Satellite phones are a great source of communication. You don’t have to worry about traffic on the air waves as sat phones use a different system. Even if HAM Radio is used (and especially if it is not), sat phones should be kept at each hub. They are extremely economical these days. One thousand dollars will get you a good phone with a $600 min/yr plan. If you are only using it in the event of an emergency, it is well worth the investment.

Cell phones are the communication device of choice, but everyone will be on them jamming the air waves and wrecking havoc on this particular choice. If you have one and it’s all you have, use it. If you have other options, go with the other option.

Land line phones are there. Almost everyone has a house phone, and everyone has a phone at work. If it’s all you have, use it.

Walkie talkies have a number of usages. They can be used in conjunction with HAM radios or as the primary mode of communication for your household. These days the cheap ones ($70 per unit) have a 16 mile range. If possible, an investment should be made into high end units with security features. If this is not possible and you do use them, make sure you do not discuss sensitive information on them.

Housing

Housing will be a major concern in any disaster. Temporary housing in central locations is a must. You should have what your family needs to make it through the ordeal. Not just tents, cots, and blankets but a plan. The first thought (after a disaster has occurred) is to stay where you are if you can. If that cannot take place, the next step is to get to a designated location.

Local temporary shelter. Have a tent, cots or sleeping bags, blankets, portable stove, fuel, eating utensils, and so forth to cover each member of your household. Know how to use your equipment. Consider using your equipment and staying in your own yard, if your home is uninhabitable and your yard is not flooded. Have a map handy, in case you have to relocate to locally/government-sponsored temporary housing and to be able to find your way around in general. Locally-sponsored housing raises huge security concerns. Avoid it, if at all possible. It is probably better to be extracted than to go to one of these facilities. If you must go, stay in large numbers (especially true for women and girls). Even if you don’t know the people you are gathered with, stay together for security reasons.
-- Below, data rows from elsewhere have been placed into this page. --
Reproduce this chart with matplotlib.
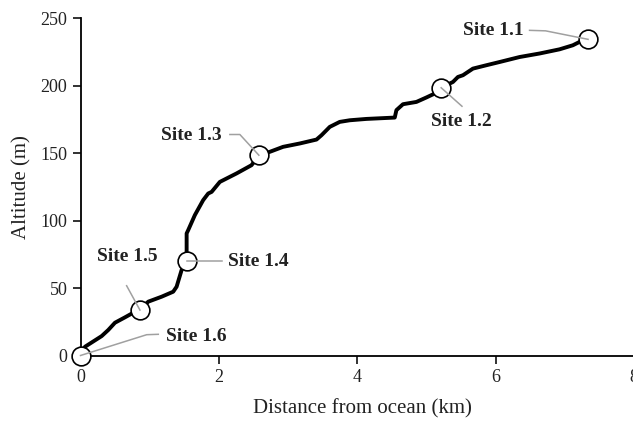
import matplotlib
matplotlib.use("Agg")
import matplotlib.pyplot as plt
from matplotlib.lines import Line2D

# Profile data (distance km, altitude m)
distance = [0.0, 0.065, 0.306, 0.401, 0.498, 0.643, 0.762, 0.859, 0.979, 1.173, 1.340,
            1.389, 1.461, 1.534, 1.534, 1.557, 1.653, 1.773, 1.846, 1.895, 2.014,
            2.256, 2.472, 2.578, 2.736, 2.928, 3.170, 3.411, 3.483, 3.603, 3.747,
            3.892, 4.133, 4.542, 4.566, 4.661, 4.855, 4.999, 5.119, 5.213, 5.383,
            5.455, 5.528, 5.672, 5.866, 6.058, 6.347, 6.635, 6.924, 7.116, 7.260, 7.336]
altitude = [0.0, 6.5, 14.4, 18.9, 24.3, 28.3, 31.7, 33.7, 39.9, 43.6, 47.3,
            51.0, 63.3, 70.2, 90.5, 93.0, 104.1, 115.2, 120.1, 121.3, 128.7,
            135.0, 141.1, 148.5, 151.0, 154.7, 157.2, 160.1, 163.3, 169.5, 173.2,
            174.4, 175.4, 176.4, 181.9, 186.3, 188.0, 191.3, 194.2, 198.5, 202.8,
            206.5, 207.8, 212.7, 215.2, 217.6, 221.3, 223.9, 227.0, 230.0, 233.7, 234.4]

site_names = ["Site 1.1", "Site 1.2", "Site 1.3", "Site 1.4", "Site 1.5", "Site 1.6"]
site_x = [7.336, 5.213, 2.578, 1.534, 0.859, 0.0]
site_y = [234.4, 198.5, 148.5, 70.2, 33.7, 0.0]

x_ticks = [0, 2, 4, 6, 8]
y_ticks = [0, 50, 100, 150, 200, 250]

# label layout (pixel offsets from site centre, y up)
label_pos = [(-64, 8.5, "right"), (20.5, -34, "center"), (-37, 20, "right"),
             (41, -0.5, "left"), (-13, 54, "center"), (85, 19, "left")]
leader_paths = [[(-58.5, 9), (-42.5, 8.5)],
                [(20.8, -18.5)],
                [(-29, 20.7), (-19, 20.7)],
                [(35, 0)],
                [(-13.3, 24.3)],
                [(77.8, 21.2), (66.2, 20.8)]]

plt.rcParams['font.family'] = ['Liberation Serif', 'DejaVu Serif']
W, H, DPI = 633, 423, 100
fig = plt.figure(figsize=(W / DPI, H / DPI), dpi=DPI)
ax = fig.add_axes([80.5 / W, 67.5 / H, (634 - 80.5) / W, (404.7 - 67.5) / H])

ax.plot(distance, altitude, color='black', lw=2.8, solid_joinstyle='round',
        solid_capstyle='round', zorder=3)
ax.plot(site_x, site_y, 'o', ms=13.5, mfc='white', mec='black', mew=1.2,
        zorder=5, clip_on=False)

ax.set_xlim(0, 8)
ax.set_ylim(0, 250)
ax.set_xticks(x_ticks)
ax.set_yticks(y_ticks)
for s in ['top', 'right']:
    ax.spines[s].set_visible(False)
for s in ['left', 'bottom']:
    ax.spines[s].set_linewidth(1.3)
ax.tick_params(direction='out', length=5.5, width=1.3, labelsize=13, colors='#222222', pad=4)
ax.set_xlabel("Distance from ocean (km)", fontsize=15, color='#222222')
ax.set_ylabel("Altitude (m)", fontsize=15, color='#222222', labelpad=6)
ax.xaxis.set_label_coords((362 - 80.5) / (634 - 80.5), -(399 - 355.5) / (355.5 - 18.3))

fig.canvas.draw()
for name, sx, sy, (tx, ty, ha), path in zip(site_names, site_x, site_y, label_pos, leader_paths):
    cx, cy = ax.transData.transform((sx, sy))
    xs = [cx + p[0] for p in path] + [cx]
    ys = [cy + p[1] for p in path] + [cy]
    fig.add_artist(Line2D(xs, ys, transform=None, color='#a0a0a0', lw=1.1, zorder=6))
    fig.text((cx + tx) / W, (cy + ty) / H, name, ha=ha, va='center', fontsize=14,
             fontweight='bold', color='#222222', zorder=7)

fig.savefig("out.png", dpi=DPI)
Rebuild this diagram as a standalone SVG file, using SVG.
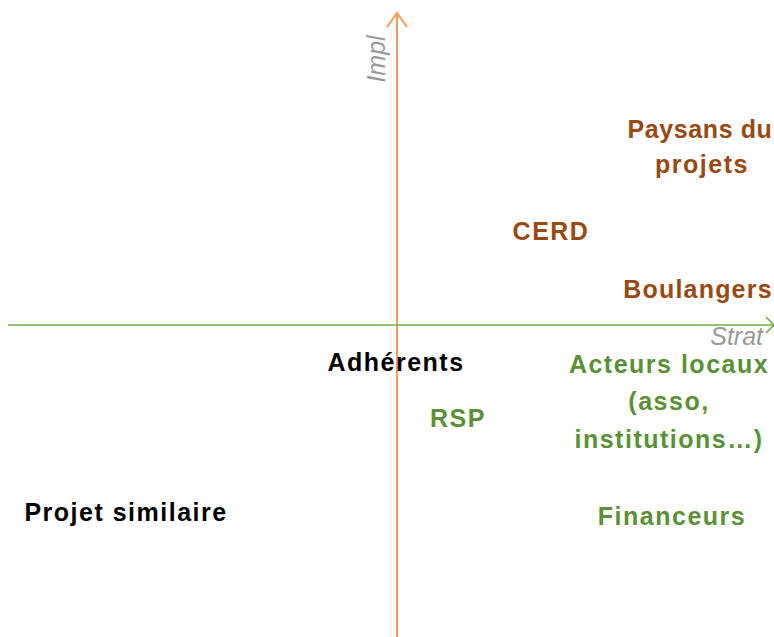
<svg xmlns="http://www.w3.org/2000/svg" width="774" height="637" viewBox="0 0 774 637">
<style>
.lbl{font-family:"Liberation Sans",Arial,sans-serif;font-weight:bold;font-size:25px;letter-spacing:1.5px;text-anchor:middle}
.brown{fill:#984a12}
.green{fill:#5a9136}
.black{fill:#000}
.axl{font-family:"Liberation Sans",Arial,sans-serif;font-style:italic;font-size:25px;fill:#999}
</style>
<rect width="774" height="637" fill="#fff"/>
<g id="axes">
<line x1="397" y1="637" x2="397" y2="13" stroke="#f79b57" stroke-width="2"/>
<polyline points="387,27 397,13 407,27" fill="none" stroke="#f79b57" stroke-width="2"/>
<line x1="8" y1="325" x2="773" y2="325" stroke="#6fb047" stroke-width="1.6"/>
<polyline points="766,317 774,325 766,333" fill="none" stroke="#6fb047" stroke-width="1.6"/>
<text class="axl" transform="translate(385,59) rotate(-90)" text-anchor="middle">Impl</text>
<text class="axl" x="763" y="345" text-anchor="end">Strat</text>
</g>
<g id="paysans"><text class="lbl brown" x="700" y="138" style="letter-spacing:0.6px">Paysans du</text><text class="lbl brown" x="702" y="173">projets</text></g>
<g id="cerd"><text class="lbl brown" x="551" y="240">CERD</text></g>
<g id="boulangers"><text class="lbl brown" x="698" y="298" style="letter-spacing:1.2px">Boulangers</text></g>
<g id="adherents"><text class="lbl black" x="396" y="371">Adhérents</text></g>
<g id="rsp"><text class="lbl green" x="458" y="427">RSP</text></g>
<g id="acteurs"><text class="lbl green" x="669" y="373">Acteurs locaux</text><text class="lbl green" x="669" y="410">(asso,</text><text class="lbl green" x="669" y="448">institutions…)</text></g>
<g id="projet"><text class="lbl black" x="126" y="521">Projet similaire</text></g>
<g id="financeurs"><text class="lbl green" x="672" y="525">Financeurs</text></g>
</svg>
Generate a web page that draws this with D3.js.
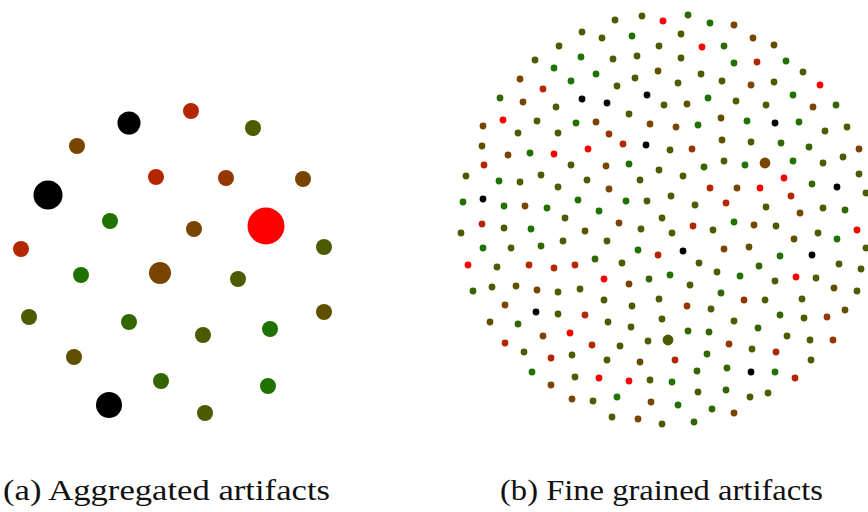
<!DOCTYPE html>
<html><head><meta charset="utf-8">
<script src="https://cdn.jsdelivr.net/npm/d3@7"></script>
<style>html,body{margin:0;padding:0;background:#fff;} svg{display:block}</style>
</head><body>
<svg id="chart" width="868" height="512"></svg>
<script>
// risk level codes -> position on the green→red scale (K = unknown, drawn black)
const levelCodes  = ["G", "g", "O", "o", "B", "b", "R", "X", "K"];
const levelValues = [0.12, 0.2, 0.3, 0.38, 0.47, 0.58, 0.7, 1, null];

const captions = ["(a) Aggregated artifacts", "(b) Fine grained artifacts"];

// [x, y, level, count] — aggregated artifacts
const aggArtifacts = [
[19,151,"R",1],[-43,139,"K",2.07],[81,134,"O",1],[-95,116,"B",1],[-16,85,"R",1],[54,84,"b",1],
[131,83,"B",1],[-124,67,"K",3.3],[-62,41,"G",1],[22,33,"B",1],[94,36,"X",5.35],[152,15,"O",1],
[-151,13,"R",1],[-91,-13,"G",1],[-12,-11,"B",1.9],[66,-17,"O",1],[-143,-55,"O",1],[-43,-60,"g",1],
[31,-73,"O",1],[98,-67,"G",1],[152,-50,"o",1],[-98,-95,"o",1],[-11,-119,"g",1],[96,-124,"G",1],
[-63,-143,"K",2.64],[33,-151,"O",1]
];

// [x, y, level, count?] — fine grained artifacts (count defaults to 1)
const fineArtifacts = [
[-107,173,"O"],[-131,159,"O"],[-112,151,"G"],[-146,140,"B"],[-123,130,"R"],[-166,121,"g"],[-143,117,"B"],[-110,112,"O"],[-163,99,"X"],[-183,93,"B"],[-129,98,"O"],[-148,86,"O"],[-108,86,"O"],[-184,73,"o"],[-158,64,"B"],[-136,66,"G"],[-112,65,"X"],[-182,54,"R"],[-200,43,"O"],[-167,38,"G"],[-146,37,"O"],[-125,44,"O"],[-108,32,"O"],[-203,17,"G"],[-183,20,"K"],[-162,13,"G"],[-141,13,"B"],[-119,11,"G"],
[-51,199,"O"],[-24,203,"O"],[-3,198,"X"],[-84,187,"O"],[-64,181,"O"],[-34,183,"G"],[-85,162,"G"],[-53,160,"O"],[-29,163,"O"],[-7,173,"O"],[-70,145,"G"],[-95,138,"G"],[-49,133,"O"],[-31,141,"O"],[-8,148,"o"],[-84,120,"K"],[-59,116,"K"],[-19,124,"K"],[-2,114,"O"],[-37,105,"O"],[-90,96,"G"],[-70,97,"B"],[-16,95,"B"],[-57,85,"b"],[-43,75,"R"],[-20,74,"K"],[-78,70,"X"],[-95,54,"O"],[-60,53,"B"],[-37,55,"G"],[-7,49,"O"],[-79,39,"O"],[-57,30,"B"],[-26,39,"O"],[-88,19,"G"],[-67,8,"G"],[-40,18,"G"],[-19,18,"O"],
[22,204,"g"],[44,196,"G"],[68,194,"B"],[15,185,"O"],[36,172,"X"],[58,173,"g"],[87,181,"B"],[15,161,"O"],[68,156,"G"],[91,157,"R"],[35,145,"O"],[12,136,"O"],[56,138,"O"],[85,134,"B"],[21,115,"o"],[42,121,"G"],[70,118,"O"],[100,114,"O"],[10,92,"B"],[32,94,"G"],[55,101,"o"],[81,98,"G"],[4,69,"O"],[26,70,"b"],[56,79,"o"],[85,77,"O"],[38,52,"g"],[58,58,"O"],[79,54,"G"],[99,56,"B",2.5],[17,43,"O"],[44,31,"R"],[71,31,"B"],[94,31,"X"],[5,23,"O"],[29,14,"O"],[60,16,"R"],[100,12,"O"],
[108,174,"o"],[120,158,"G"],[137,147,"O"],[108,137,"O"],[154,134,"X"],[127,124,"G"],[147,112,"B"],[170,114,"g"],[109,96,"K"],[133,97,"G"],[159,88,"O"],[181,92,"O"],[115,76,"g"],[143,72,"g"],[127,58,"G"],[157,56,"O"],[177,62,"O"],[193,70,"B"],[118,41,"X"],[146,35,"g"],[171,32,"K"],[193,45,"O"],[125,23,"R"],[157,11,"O"],[179,9,"g"],[200,26,"O"],[134,6,"B"],
[-184,-5,"R"],[-205,-14,"O"],[-162,-9,"O"],[-135,-10,"G"],[-183,-29,"G"],[-155,-29,"O"],[-125,-27,"g"],[-198,-46,"X"],[-169,-48,"O"],[-137,-46,"R"],[-112,-49,"R"],[-193,-72,"g"],[-174,-68,"O"],[-150,-67,"o"],[-129,-71,"B"],[-108,-73,"O"],[-161,-86,"B"],[-130,-93,"K"],[-108,-95,"O"],[-176,-103,"o"],[-148,-105,"g"],[-123,-117,"B"],[-161,-124,"R"],[-142,-133,"O"],[-115,-139,"R"],[-134,-153,"G"],[-115,-166,"B"],
[-101,1,"O"],[-47,-4,"B"],[-4,1,"O"],[-81,-12,"o"],[-25,-10,"O"],[-103,-22,"O"],[-59,-22,"O"],[-28,-31,"G"],[-8,-36,"R"],[-71,-40,"g"],[-44,-44,"O"],[-91,-46,"R"],[-62,-60,"X"],[-37,-65,"B"],[-17,-60,"g"],[-86,-70,"O"],[-62,-81,"O"],[-34,-87,"O"],[-7,-80,"O"],[-81,-96,"R"],[-58,-103,"O"],[-35,-108,"O"],[-4,-100,"O"],[-96,-114,"X"],[-74,-126,"R"],[-46,-127,"O"],[-18,-122,"O"],[-94,-136,"O"],[-59,-141,"O"],[-26,-143,"o"],[-91,-158,"O"],[-67,-159,"X"],[-37,-162,"X"],[-16,-161,"O"],[-94,-180,"B"],[-73,-182,"O"],[-49,-178,"G"],[-15,-183,"B"],[-54,-198,"O"],[-28,-200,"B"],[-4,-205,"O"],
[6,-14,"O"],[27,-7,"R"],[47,-11,"O"],[68,-3,"G"],[88,-6,"B"],[17,-32,"K"],[58,-30,"B"],[83,-28,"o"],[33,-44,"O"],[4,-56,"G"],[51,-53,"O"],[74,-57,"G"],[93,-47,"g"],[24,-66,"O"],[55,-74,"g"],[78,-81,"b"],[99,-81,"O"],[21,-87,"b"],[45,-90,"O"],[68,-102,"O"],[2,-121,"O",2.5],[22,-112,"g"],[43,-113,"g"],[92,-109,"g"],[63,-125,"b"],[86,-130,"O"],[9,-141,"R"],[41,-135,"g"],[31,-152,"g"],[61,-149,"g"],[85,-153,"K"],[6,-163,"G"],[32,-173,"O"],[60,-171,"g"],[84,-178,"O"],[102,-174,"O"],[12,-186,"G"],[46,-190,"g"],[68,-194,"B"],[28,-203,"g"],
[110,-7,"O"],[152,-14,"O"],[191,-11,"X"],[128,-20,"o"],[171,-20,"G"],[200,-29,"O"],[114,-37,"G"],[146,-36,"K"],[173,-45,"O"],[195,-50,"O"],[109,-62,"O"],[130,-58,"X"],[150,-59,"O"],[168,-69,"o"],[191,-72,"O"],[136,-80,"O"],[114,-96,"g"],[138,-99,"O"],[161,-98,"b"],[179,-91,"o"],[121,-117,"O"],[144,-121,"O"],[167,-121,"b"],[110,-133,"R"],[145,-141,"O"],[109,-153,"G"],[129,-159,"R"]
];

const svg = d3.select("#chart");
const levelMap = new Map(levelCodes.map((c, i) => [c, levelValues[i]]));
const riskColor = d3.scaleLinear().domain([0, 1]).range(["#008000", "#ff0000"]);
const colorOf = code => {
  const v = levelMap.get(code);
  return v == null ? "#000000" : riskColor(v);
};

// Panel (a)
const ax = d3.scaleLinear().domain([-180, 180]).range([172 - 180, 172 + 180]);
const ay = d3.scaleLinear().domain([-180, 180]).range([262 + 180, 262 - 180]);
const ar = d3.scaleSqrt().domain([0, 1]).range([0, 8]);
svg.append("g").selectAll("circle").data(aggArtifacts).join("circle")
  .attr("cx", d => ax(d[0])).attr("cy", d => ay(d[1]))
  .attr("r", d => ar(d[3]))
  .attr("fill", d => colorOf(d[2]));

// Panel (b)
const bx = d3.scaleLinear().domain([-215, 215]).range([666 - 215, 666 + 215]);
const by = d3.scaleLinear().domain([-215, 215]).range([219 + 215, 219 - 215]);
const br = d3.scaleSqrt().domain([0, 1]).range([0, 3.4]);
svg.append("g").selectAll("circle").data(fineArtifacts).join("circle")
  .attr("cx", d => bx(d[0])).attr("cy", d => by(d[1]))
  .attr("r", d => br(d[3] == null ? 1 : d[3]))
  .attr("fill", d => colorOf(d[2]));

// Captions
const capX = [3, 500], capLen = [327, 323];
svg.append("g").selectAll("text").data(captions).join("text")
  .attr("x", (d, i) => capX[i]).attr("y", 500)
  .attr("textLength", (d, i) => capLen[i])
  .attr("lengthAdjust", "spacingAndGlyphs")
  .attr("font-family", "Liberation Serif, Times New Roman, Times, serif")
  .attr("font-size", 30)
  .attr("fill", "#111")
  .text(d => d);
</script>
</body></html>
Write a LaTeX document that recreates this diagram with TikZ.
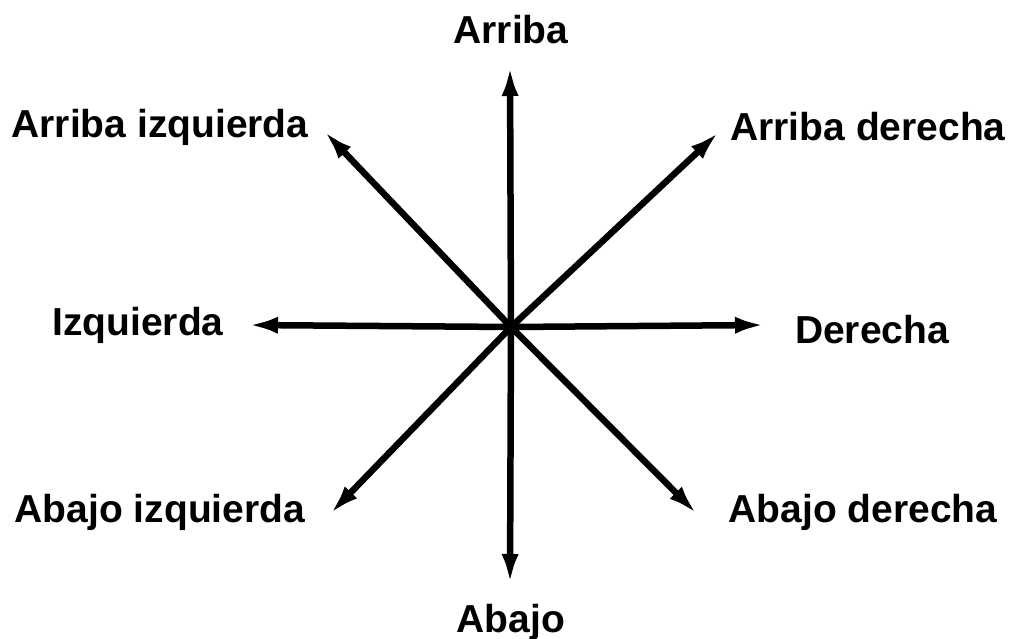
\documentclass[tikz,border=0pt]{standalone}
\usepackage{fontspec}
\setmainfont{Liberation Sans}
\usetikzlibrary{arrows.meta}
\tikzset{
  %% Direction labels
  dirLabel/.style={font=\fontsize{39}{44}\selectfont\bfseries, inner sep=0pt},
  %% Direction arrows
  dirArrow/.style={-{Latex[length=30pt,width=17pt]}, line width=6.5pt},
}
\begin{document}
\begin{tikzpicture}[x=1pt, y=-1pt]
\useasboundingbox (0,0) rectangle (1016,639);

%% Centre and arrow tips
\coordinate (pO)  at (511,327);
\coordinate (tN)  at (510,66);
\coordinate (tS)  at (510,584);
\coordinate (tW)  at (248,325);
\coordinate (tE)  at (765,325);
\coordinate (tNW) at (324,131);
\coordinate (tNE) at (719,132);
\coordinate (tSW) at (330,514);
\coordinate (tSE) at (697,514);

%% Labels
\node[dirLabel] (lN)  at (511,30)  {Arriba};
\node[dirLabel] (lS)  at (511,622) {Abajo};
\node[dirLabel] (lW)  at (138,325) {Izquierda};
\node[dirLabel] (lE)  at (872,330) {Derecha};
\node[dirLabel] (lNW) at (160,127) {Arriba izquierda};
\node[dirLabel] (lNE) at (868,127) {Arriba derecha};
\node[dirLabel] (lSW) at (160,512) {Abajo izquierda};
\node[dirLabel] (lSE) at (863,512) {Abajo derecha};

%% Arrows
\foreach \t in {tN, tS, tW, tE, tNW, tNE, tSW, tSE}
  \draw[dirArrow] (pO) -- (\t);

\end{tikzpicture}
\end{document}
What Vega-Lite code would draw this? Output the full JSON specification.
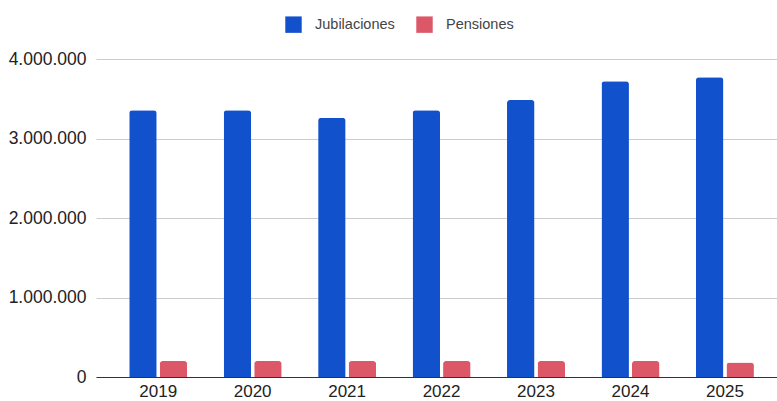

Relocation housing. Plans should have a designated place to meet, and each member of your household should know this place. In the event the family is split up, know your meeting place. Locally-sponsored shelters setup on the fly should be your last resort. There are far too many security, logistical, and sanitation issues associated with them.

Hub temporary housing. Have enough equipment to house those members of the family designated to use the hub as an assembly point. It is not the responsibility of the person living at the hub to supply those who will be using the hub. Store your own supplies there in the event of an emergency.

A great way to test the living conditions is to have those who are designated to use the hub (or maybe a few extra) stay the night. It’s probably best to try this over a holiday, when the family is at the house anyway. This is actually an excellent reason to move holiday functions from one house to the next, testing our ability to live together. While it is over a shorter period of time and tempers are not flaring, like they would in an emergency, we should try a test as best as we can. A test is necessary.

Backup Hub. In the event that you are unable to make it to your primary hub, the backup site is now your destination. As is always the case, communication is the key. Keep people informed of your whereabouts, what you are doing, and where you are going. Once you have made it to your backup hub, you may be able to be transported to your primary site.

We must do our best to keep families together. Children should not be split between hubs, if we can help it. Please keep in mind that these actions, if taken, are the result of an emergency. There will be a lot going on, so please try your best to get along with each other and alleviate any issues as quickly as possible.

In the event someone has to use a backup hub site, please be understanding and share your resources. Again, if transportation can be secured to get people to primary sites, that would be great. If not, please act accordingly.